Disruptions, Uneven Shipping Patterns Changing ‘Peak Season’

E-commerce freight is causing strains on last-mile capacity. Uneven shipping patterns are playing havoc with freight forecasts. Inventory-to-sales ratios are falling as manufacturers abhor keeping excess inventory for very long, reports Modern Materials Handling magazine.

All this is causing uneven shipping patterns and volumes that vary month-to-month, the magazine said, citing a number of transportation and logistics reports.

Overall spending on logistics fell despite a slight rise in fuel prices. This marked the second straight year that the two trends have moved in opposite directions.

“There is a lot of volatility in the truck tonnage numbers,” said Sean Monahan, principal with A.T. Kearney, and the author of the highly respected State of Logistics report. “Contract rates (in truckload sector) are significantly below those in 2016.”

Consumers, not fuel costs, have become the dominant driving force in logistics spending, the State of Logistics report concluded.

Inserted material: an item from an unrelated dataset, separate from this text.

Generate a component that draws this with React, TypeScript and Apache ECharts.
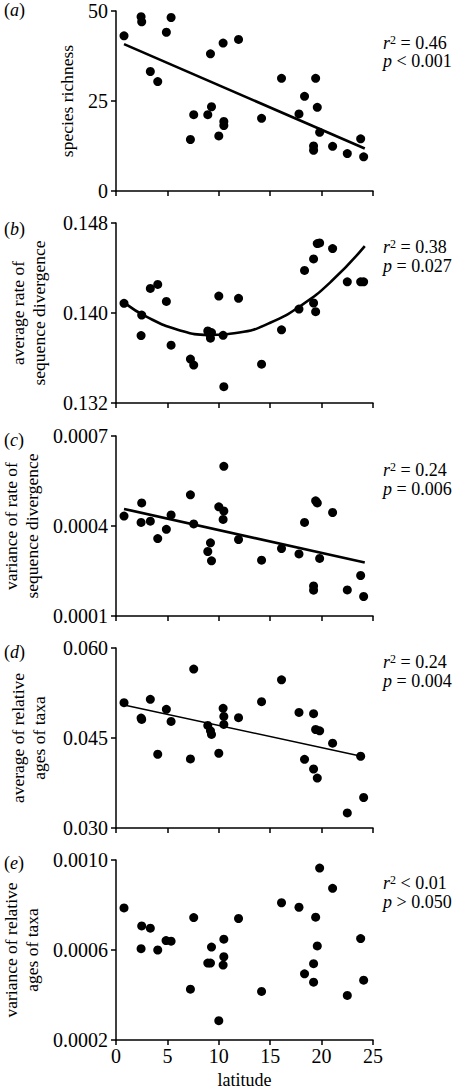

All this is having a whipsaw effect among both carriers and shippers in their planning purposes. In short, throw most of your old ideas away as far as shipping patterns. E-commerce has rendered most of them obsolete, anyway.

In the truckload sector, carriers privately are reporting the slightest tightening of demand. But that hardly is translating into contractual rate increases as it remains a shippers’ market, they say.

Major carrier executives differ on the forecast for the so-called peak season (May through November), of even if there is a peak season coming.

“I am not so sure,” Pitt Ohio President Chuck Hammel told LM recently, “there is even a peak season anymore.”

But FedEx Corp. President and CEO Fred Smith, riding the crest of e-commerce wave on most of his operating units, respectfully disagreed on a recent conference call with investors.

“All I would say is … we had the best peak season in terms of service in the company’s history” Smith said recently. “So our operations folks did a great job of planning for it.”

Strong consumer demand and better supply chain efficiency explain the drop in inventory-to-sales figures, which have continued to fall after peaking in mid-2016. Companies are unsure of future demand, so they are holding inventory levels closer to actual sales numbers rather than stocking up in anticipation of future growth, according to the SoL analysis.

“Continued uncertainty over future economic trends impedes longer-term planning through the supply chain,” the SoL report concluded. “(That is) exacerbating month-to-month fluctuations in freight volumes.”